Luckily, there’s a wide variety of great cameras at reasonable price points, enough to let you make good decisions about tradeoffs. I don’t have much advice on what specific model or brand you should get, but I’ve devoted another chapter to things you should be thinking about.

How much will a mediocre camera hold me back?

It’s hard to say, honestly. I know the feel-good answer is: “it doesn’t matter.”

And this is true in many, many ways. I devote an early chapter on how the quality of light is the main factor in most great photos.

But while a bad camera won’t keep you from taking amazing photos, a good camera will make it easier. And it can be encouraging the camera produces results that, more often than not, match what you intended.

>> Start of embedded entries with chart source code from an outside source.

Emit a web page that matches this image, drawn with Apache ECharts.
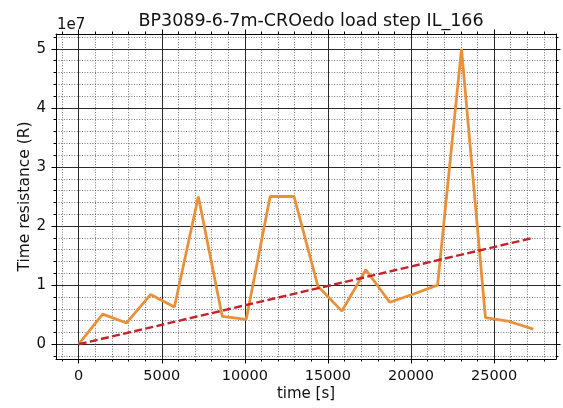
<!DOCTYPE html>
<html>
<head>
<meta charset="utf-8">
<script src="https://cdn.jsdelivr.net/npm/echarts@6/dist/echarts.min.js"></script>
<style>
html,body{margin:0;padding:0;background:#fff;}
#c{width:563px;height:408px;}
</style>
</head>
<body>
<div id="c"></div>
<script>
// ---- data ----
const timeS = [0, 1440, 2880, 4320, 5760, 7200, 8640, 10080, 11520, 12960,
               14400, 15840, 17280, 18720, 20160, 21600, 23040, 24480, 25920, 27360];
const resistance = [0, 5100000, 3600000, 8400000, 6300000, 25000000, 4700000, 4200000, 25000000, 25000000,
                    9800000, 5600000, 12600000, 7100000, 8500000, 10000000, 50000000, 4500000, 3850000, 2550000];
const trendTime = [0, 27360];
const trendValues = [0, 18000000];

const xMajorTicks = [0, 5000, 10000, 15000, 20000, 25000];
const xTickLabels = ['0', '5000', '10000', '15000', '20000', '25000'];
const xMinorTicks = [-1000, 1000, 2000, 3000, 4000, 6000, 7000, 8000, 9000, 11000, 12000, 13000, 14000,
                     16000, 17000, 18000, 19000, 21000, 22000, 23000, 24000, 26000, 27000, 28000];
const yMajorTicks = [0, 10000000, 20000000, 30000000, 40000000, 50000000];
const yTickLabels = ['0', '1', '2', '3', '4', '5'];
const yMinorTicks = [-2000000, 2000000, 4000000, 6000000, 8000000, 12000000, 14000000, 16000000, 18000000,
                     22000000, 24000000, 26000000, 28000000, 32000000, 34000000, 36000000, 38000000,
                     42000000, 44000000, 46000000, 48000000, 52000000];

const titleText = 'BP3089-6-7m-CROedo load step IL_166';
const xName = 'time [s]';
const yName = 'Time resistance (R)';
const yScaleText = '1e7';

const X_MIN = -1368, X_MAX = 28728;
const Y_MIN = -2500000, Y_MAX = 52500000;

const FONT = 'DejaVu Sans';
const majorLine = {color: '#2a2a2a', width: 1};
const minorLine = {color: '#555', width: 0.8, type: [1, 1.6]};

function xAx(pos, major, withLabels) {
  return {
    type: 'value', min: X_MIN, max: X_MAX, position: pos,
    axisLine: {show: major, onZero: false, lineStyle: {color: '#000', width: 1}},
    axisTick: {show: true, inside: false, length: major ? 4.5 : 2.5,
               customValues: major ? xMajorTicks : xMinorTicks, lineStyle: {color: '#000', width: 1}},
    axisLabel: withLabels ? {show: true, customValues: xMajorTicks, margin: 10, fontSize: 14.5,
               fontFamily: FONT, color: '#111',
               formatter: v => xTickLabels[xMajorTicks.indexOf(v)]} : {show: false},
    splitLine: (pos === 'bottom') ? {show: true, lineStyle: major ? majorLine : minorLine} : {show: false},
    name: withLabels ? xName : '', nameLocation: 'middle', nameGap: 28, nameMoveOverlap: false,
    nameTextStyle: {fontSize: 15, fontFamily: FONT, color: '#111'}
  };
}
function yAx(pos, major, withLabels) {
  return {
    type: 'value', min: Y_MIN, max: Y_MAX, position: pos,
    axisLine: {show: major, onZero: false, lineStyle: {color: '#000', width: 1}},
    axisTick: {show: true, inside: false, length: major ? 4.5 : 2.5,
               customValues: major ? yMajorTicks : yMinorTicks, lineStyle: {color: '#000', width: 1}},
    axisLabel: withLabels ? {show: true, customValues: yMajorTicks, margin: 10, fontSize: 15,
               fontFamily: FONT, color: '#111',
               formatter: v => yTickLabels[yMajorTicks.indexOf(v)]} : {show: false},
    splitLine: (pos === 'left') ? {show: true, lineStyle: major ? majorLine : minorLine} : {show: false},
    name: withLabels ? yName : '', nameLocation: 'middle', nameGap: 23, nameMoveOverlap: false,
    nameTextStyle: {fontSize: 15.5, fontFamily: FONT, color: '#111'}
  };
}

const chart = echarts.init(document.getElementById('c'), null, {renderer: 'canvas'});
chart.setOption({
  animation: false,
  backgroundColor: '#fff',
  title: {text: titleText, left: 306, top: 7, textAlign: 'center',
          textStyle: {fontSize: 17.5, fontWeight: 'normal', fontFamily: FONT, color: '#111'}},
  grid: {left: 56, right: 7, top: 34, bottom: 49, containLabel: false},
  xAxis: [xAx('bottom', false, false), xAx('bottom', true, true), xAx('top', false, false), xAx('top', true, false)],
  yAxis: [yAx('left', false, false), yAx('left', true, true), yAx('right', false, false), yAx('right', true, false)],
  graphic: [{type: 'text', left: 57, top: 18,
             style: {text: yScaleText, font: '15px "DejaVu Sans"', fill: '#111'}}],
  series: [
    {type: 'line', xAxisIndex: 1, yAxisIndex: 1, data: timeS.map((t, i) => [t, resistance[i]]),
     showSymbol: false, lineStyle: {color: '#e8913a', width: 2.8}, z: 3},
    {type: 'line', xAxisIndex: 1, yAxisIndex: 1, data: trendTime.map((t, i) => [t, trendValues[i]]),
     showSymbol: false, lineStyle: {color: '#c4232a', width: 2.4, type: [8, 3.4]}, z: 4}
  ]
});
</script>
</body>
</html>
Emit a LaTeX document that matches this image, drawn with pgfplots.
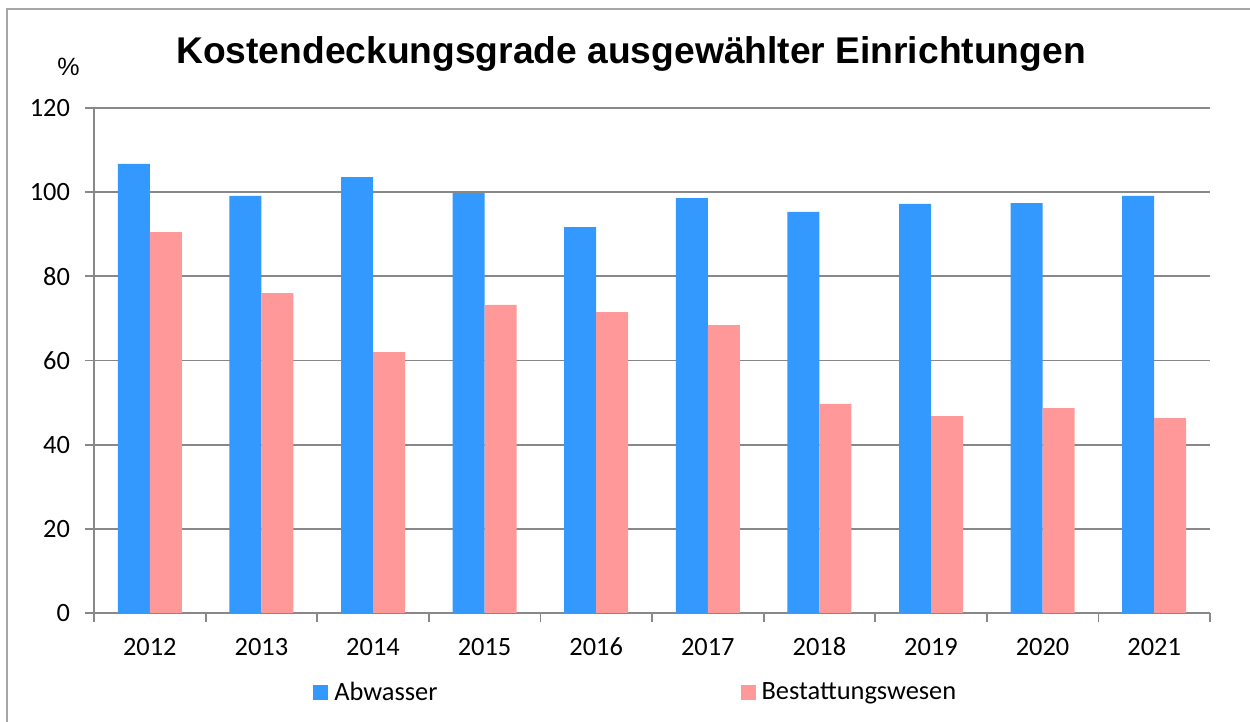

I can think of plenty of people who’ve bought extravagant camera systems yet who’ve never produced a more worthwhile photo than the photos found in the portfolio of someone with a dinky camera but more vision/creativity/hustle. On the other hand, who knows that that latter photographer could’ve created with a better camera?

So if you’re buying a camera, don’t go into it thinking that spending more money will make you a better photographer. But don’t go into it without thinking carefully about the importance of certain features, lest you end up settling for a terrible camera that holds you back.

  • Exposure value:
  • Shutter speed: 1/1126
  • F number: 2.4
  • Iso: 64
  • Focal length: 4.3 mm
  • Flash used: Off, Did not fire
View on Flickr Taken with Apple iPhone 4S / on Feb 12, 2012 at 04:55 PM
Even with the fancy cameras I have, I’ll pull out the phone camera because sometimes, it’s just easier. Although during this sunset from the High Line, I did so because my camera had run out of juice. The phone did a proper job.